Comparison at a glance
| Aspect | Calendar Days | Working Days |
|---|---|---|
| What is counted | Every day | Weekdays excluding holidays |
| 7 days starting Monday | Ends Sunday | Ends Tuesday/Wednesday |
| 30 days starting Jan 2 | Ends Feb 1 | Ends ~Feb 13–15 |
| Complexity | Simple arithmetic | Requires holiday calendar |
| Typical use | Rental periods, subscriptions | Invoices, legal notices, HR |
When contracts use calendar days
Calendar days are used when the obligation does not depend on business operations being open. Examples include:
- Lease and rental agreements (rent is due every calendar month).
- Software subscription billing cycles.
- Warranty periods ("12 months from date of purchase").
- Statute of limitations in civil law (calculated in calendar days).
- Cooling-off periods for consumer contracts in the EU (14 calendar days).
When contracts use working days
Working days are used when a party needs to take active steps — sign documents, process payments, respond to notices — and can only do so on normal business days. Common examples:
- Invoice payment terms when the payer must initiate a bank transfer.
- Employment notice periods (both parties need to be reachable).
- Administrative response deadlines from government bodies.
- Construction completion clauses that exclude site closure days.
- Arbitration and litigation response windows.
The ambiguity trap
Many disputes arise because contracts say "days" without specifying calendar or working. Courts in different countries have different defaults: in France, "jours" typically means calendar days unless specified as "jours ouvrables" (working days) or "jours ouvrés" (business days). In English-language contracts, "days" is usually interpreted as calendar days in commercial contexts, but employment law often defaults to working days. Always specify the type explicitly, and for international contracts, also specify the governing holiday calendar.

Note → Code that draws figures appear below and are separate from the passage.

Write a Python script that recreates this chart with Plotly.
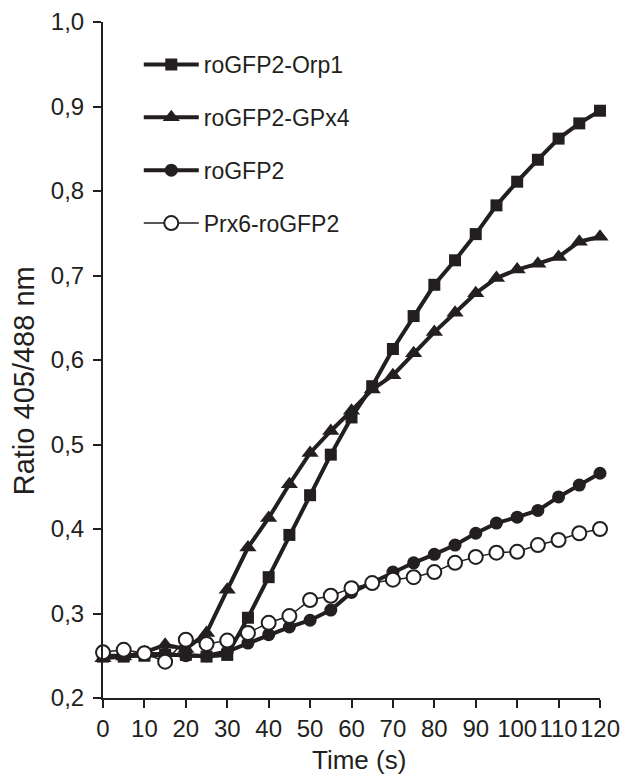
import plotly.graph_objects as go

time_s = [0, 5, 10, 15, 20, 25, 30, 35, 40, 45, 50, 55, 60, 65, 70, 75, 80, 85, 90, 95, 100, 105, 110, 115, 120]

orp1 = [0.249, 0.249, 0.250, 0.251, 0.251, 0.249, 0.251, 0.295, 0.343, 0.393, 0.440, 0.488, 0.532, 0.569, 0.613, 0.652, 0.689, 0.718, 0.749, 0.783, 0.811, 0.837, 0.862, 0.880, 0.895]
gpx4 = [0.247, 0.249, 0.254, 0.263, 0.258, 0.277, 0.328, 0.378, 0.413, 0.453, 0.490, 0.516, 0.540, 0.565, 0.582, 0.608, 0.633, 0.656, 0.679, 0.697, 0.707, 0.714, 0.722, 0.740, 0.746]
rogfp2 = [0.250, 0.250, 0.252, 0.252, 0.250, 0.250, 0.255, 0.265, 0.275, 0.284, 0.292, 0.304, 0.325, 0.337, 0.349, 0.360, 0.370, 0.381, 0.395, 0.407, 0.414, 0.422, 0.438, 0.452, 0.466]
prx6 = [0.254, 0.257, 0.253, 0.243, 0.269, 0.264, 0.268, 0.277, 0.289, 0.297, 0.316, 0.321, 0.330, 0.336, 0.340, 0.343, 0.349, 0.360, 0.367, 0.372, 0.373, 0.381, 0.387, 0.395, 0.400]

x_ticks = list(range(0, 121, 10))
y_ticks = [0.2, 0.3, 0.4, 0.5, 0.6, 0.7, 0.8, 0.9, 1.0]
y_ticktext = ["0,2", "0,3", "0,4", "0,5", "0,6", "0,7", "0,8", "0,9", "1,0"]

x_title = "Time (s)"
y_title = "Ratio 405/488 nm"

INK = "#231f20"
FONT = "Liberation Sans, Arial, sans-serif"

fig = go.Figure()
fig.add_trace(go.Scatter(x=time_s, y=orp1, name="roGFP2-Orp1", mode="lines+markers",
                         line=dict(color=INK, width=4),
                         marker=dict(symbol="square", size=12, color=INK),
                         legendgroup="a", cliponaxis=False))
fig.add_trace(go.Scatter(x=time_s, y=gpx4, name="roGFP2-GPx4", mode="lines+markers",
                         line=dict(color=INK, width=4),
                         marker=dict(symbol="triangle-up", size=15, color=INK),
                         legendgroup="b", cliponaxis=False))
fig.add_trace(go.Scatter(x=time_s, y=rogfp2, name="roGFP2", mode="lines+markers",
                         line=dict(color=INK, width=4),
                         marker=dict(symbol="circle", size=13, color=INK),
                         legendgroup="c", cliponaxis=False))
fig.add_trace(go.Scatter(x=time_s, y=prx6, name="Prx6-roGFP2", mode="lines+markers",
                         line=dict(color=INK, width=1.5),
                         marker=dict(symbol="circle", size=14, color="white",
                                     line=dict(color=INK, width=2)),
                         legendgroup="d", cliponaxis=False))

fig.update_layout(
    width=624, height=776,
    margin=dict(l=103, r=24, t=22, b=78, autoexpand=False),
    plot_bgcolor="white", paper_bgcolor="white",
    font=dict(family=FONT, color=INK, size=24),
    showlegend=True,
    legend=dict(x=0.072, y=0.969, xanchor="left", yanchor="top",
                font=dict(size=23, color=INK), bgcolor="rgba(0,0,0,0)",
                tracegroupgap=20, itemwidth=55),
    xaxis=dict(range=[0, 120], tickvals=x_ticks, ticktext=[str(v) for v in x_ticks],
               showgrid=False, zeroline=False, showline=True, linecolor=INK, linewidth=2,
               ticks="outside", ticklen=8, tickwidth=2, tickcolor=INK,
               tickfont=dict(size=24), ticklabelstandoff=0, tickangle=0,
               ticklabeloverflow="allow", automargin=False),
    yaxis=dict(range=[0.2, 1.0], tickvals=y_ticks, ticktext=y_ticktext,
               showgrid=False, zeroline=False, showline=True, linecolor=INK, linewidth=2,
               ticks="outside", ticklen=8, tickwidth=2, tickcolor=INK,
               tickfont=dict(size=24), ticklabelstandoff=4, automargin=False),
    annotations=[
        dict(text=x_title, xref="paper", yref="paper", x=0.515, y=-0.0917,
             xanchor="center", yanchor="middle", showarrow=False,
             font=dict(size=26, color=INK, family=FONT)),
        dict(text=y_title, xref="paper", yref="paper", x=-0.159, y=0.470,
             xanchor="center", yanchor="middle", showarrow=False, textangle=-90,
             font=dict(size=29, color=INK, family=FONT)),
    ],
)

fig.write_html("out.html", config={"displayModeBar": False},
               post_script="document.body.style.margin='0';")
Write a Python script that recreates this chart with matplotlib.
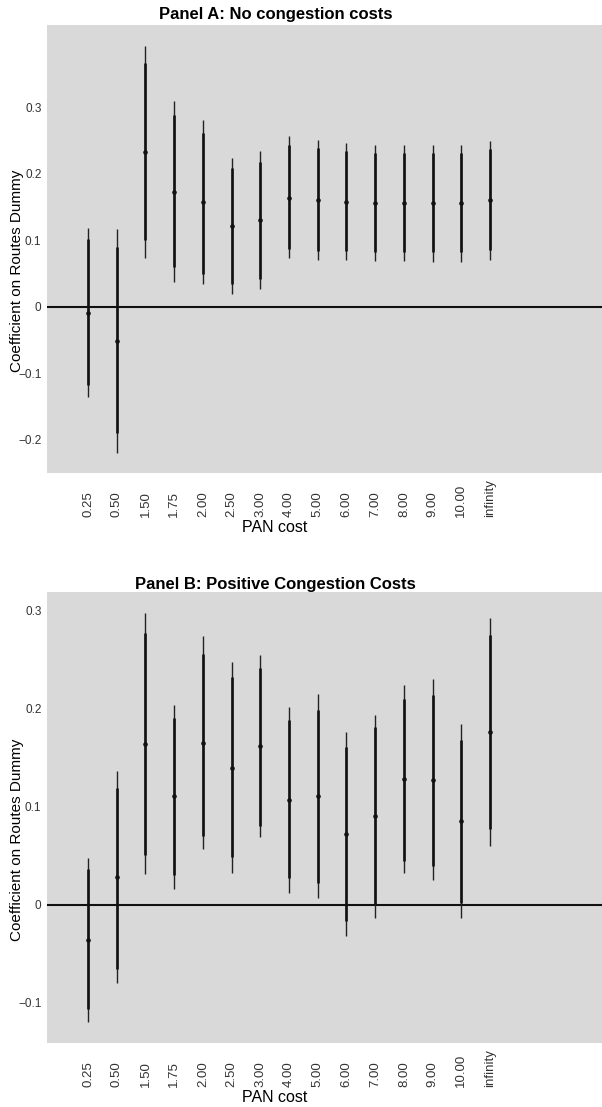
"""Coefficient plots for the routes dummy across PAN cost values."""
import matplotlib.pyplot as plt

plt.rcParams['font.family'] = ['Liberation Sans', 'DejaVu Sans']

pan_cost = ['0.25', '0.50', '1.50', '1.75', '2.00', '2.50', '3.00', '4.00',
            '5.00', '6.00', '7.00', '8.00', '9.00', '10.00', 'infinity']

# Panel A: no congestion costs
a_coef = [-0.009, -0.052, 0.233, 0.173, 0.157, 0.122, 0.130, 0.164,
          0.161, 0.158, 0.156, 0.156, 0.156, 0.156, 0.161]
a_lo95 = [-0.135, -0.220, 0.074, 0.038, 0.034, 0.020, 0.027, 0.073,
          0.071, 0.071, 0.069, 0.069, 0.068, 0.068, 0.071]
a_hi95 = [0.118, 0.117, 0.392, 0.309, 0.281, 0.224, 0.234, 0.257,
          0.251, 0.246, 0.244, 0.244, 0.244, 0.243, 0.250]
a_lo90 = [-0.117, -0.190, 0.100, 0.060, 0.050, 0.035, 0.042, 0.087,
          0.084, 0.084, 0.083, 0.083, 0.082, 0.082, 0.085]
a_hi90 = [0.102, 0.090, 0.367, 0.289, 0.262, 0.209, 0.218, 0.243,
          0.239, 0.234, 0.232, 0.232, 0.232, 0.231, 0.238]

# Panel B: positive congestion costs
b_coef = [-0.036, 0.028, 0.164, 0.111, 0.165, 0.139, 0.162, 0.107,
          0.111, 0.072, 0.091, 0.128, 0.127, 0.085, 0.176]
b_lo95 = [-0.120, -0.080, 0.031, 0.016, 0.057, 0.032, 0.069, 0.012,
          0.007, -0.032, -0.014, 0.032, 0.025, -0.014, 0.060]
b_hi95 = [0.048, 0.136, 0.298, 0.204, 0.274, 0.248, 0.255, 0.202,
          0.215, 0.176, 0.194, 0.224, 0.230, 0.184, 0.292]
b_lo90 = [-0.106, -0.066, 0.051, 0.030, 0.070, 0.049, 0.080, 0.027,
          0.022, -0.017, 0.001, 0.045, 0.040, 0.002, 0.077]
b_hi90 = [0.036, 0.119, 0.277, 0.190, 0.256, 0.232, 0.241, 0.188,
          0.199, 0.161, 0.181, 0.210, 0.214, 0.168, 0.275]

a_yticks = [-0.2, -0.1, 0, 0.1, 0.2, 0.3]
b_yticks = [-0.1, 0, 0.1, 0.2, 0.3]


def tick_text(v):
    if v == 0:
        return '0'
    return f'{v:.1f}'.replace('-', '\u2212')


def coef_panel(ax, coef, lo95, hi95, lo90, hi90, yticks, ylim):
    pos = list(range(1, len(pan_cost) + 1))
    ax.set_facecolor('#d9d9d9')
    ax.axhline(0, color='#111111', lw=1.5, zorder=1)
    ax.vlines(pos, lo95, hi95, color='#222222', lw=1.0, zorder=2)
    ax.vlines(pos, lo90, hi90, color='#111111', lw=1.9, zorder=3)
    ax.scatter(pos, coef, s=11, color='#111111', zorder=4, marker='o',
               linewidths=0)
    ax.set_xlim(-0.43, 18.9)
    ax.set_ylim(*ylim)
    ax.set_xticks(pos)
    ax.set_xticklabels(pan_cost, rotation=90, fontsize=9.5, color='#333333',
                       va='bottom')
    ax.set_yticks(yticks)
    ax.set_yticklabels([tick_text(v) for v in yticks], fontsize=8.5,
                       color='#333333')
    ax.tick_params(axis='x', length=0, pad=32)
    ax.tick_params(axis='y', length=0, pad=4)
    for s in ax.spines.values():
        s.set_visible(False)


fig = plt.figure(figsize=(6.02, 11.07), dpi=100)
W, H = 602.0, 1107.0

ax_a = fig.add_axes([47 / W, 1 - 473 / H, (W - 47) / W, 448 / H])
coef_panel(ax_a, a_coef, a_lo95, a_hi95, a_lo90, a_hi90, a_yticks,
           (-0.25, 0.424))

ax_b = fig.add_axes([47 / W, 1 - 1043 / H, (W - 47) / W, 451 / H])
coef_panel(ax_b, b_coef, b_lo95, b_hi95, b_lo90, b_hi90, b_yticks,
           (-0.141, 0.319))

fig.text(276 / W, 1 - 15 / H, 'Panel A: No congestion costs', ha='center',
         va='center', fontsize=12, fontweight='bold')
fig.text(275 / W, 1 - 585 / H, 'Panel B: Positive Congestion Costs',
         ha='center', va='center', fontsize=12, fontweight='bold')

for yc in (271, 840):
    fig.text(17 / W, 1 - yc / H, 'Coefficient on Routes Dummy', rotation=90,
             ha='center', va='center', fontsize=11)
for yc in (528, 1098):
    fig.text(275 / W, 1 - yc / H, 'PAN cost', ha='center', va='center',
             fontsize=11.5)

fig.savefig('out.png', dpi=100)
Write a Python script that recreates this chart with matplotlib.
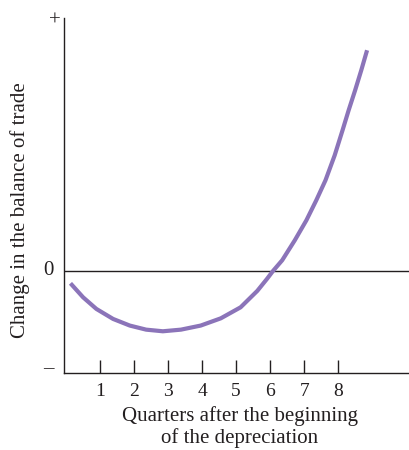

Ouvrables vs ouvrés in French law
French law makes a further distinction that has no direct English equivalent. Jours ouvrables are all non-holiday days from Monday to Saturday (6 per week). Jours ouvrés are the days actually worked, typically Monday to Friday (5 per week). This distinction matters in French employment law for paid leave calculations, where the Labour Code historically used jours ouvrables (giving 30 ouvrables = 25 ouvrés per year of leave).
Frequently asked questions
What is the difference between working days and business days?
Working days and business days are generally synonymous: both refer to weekdays that are not public holidays. "Business days" is more common in finance and commercial contracts; "working days" is more common in employment law and project management.
Are 5 working days the same as one week?
In a week with no public holidays, yes. But if a public holiday falls in that week, 5 working days spans more than one calendar week.
Which should I specify in a contract?
Specify the type explicitly. "Calendar days" is unambiguous. "Business days" should specify which country's holiday calendar applies to avoid disputes.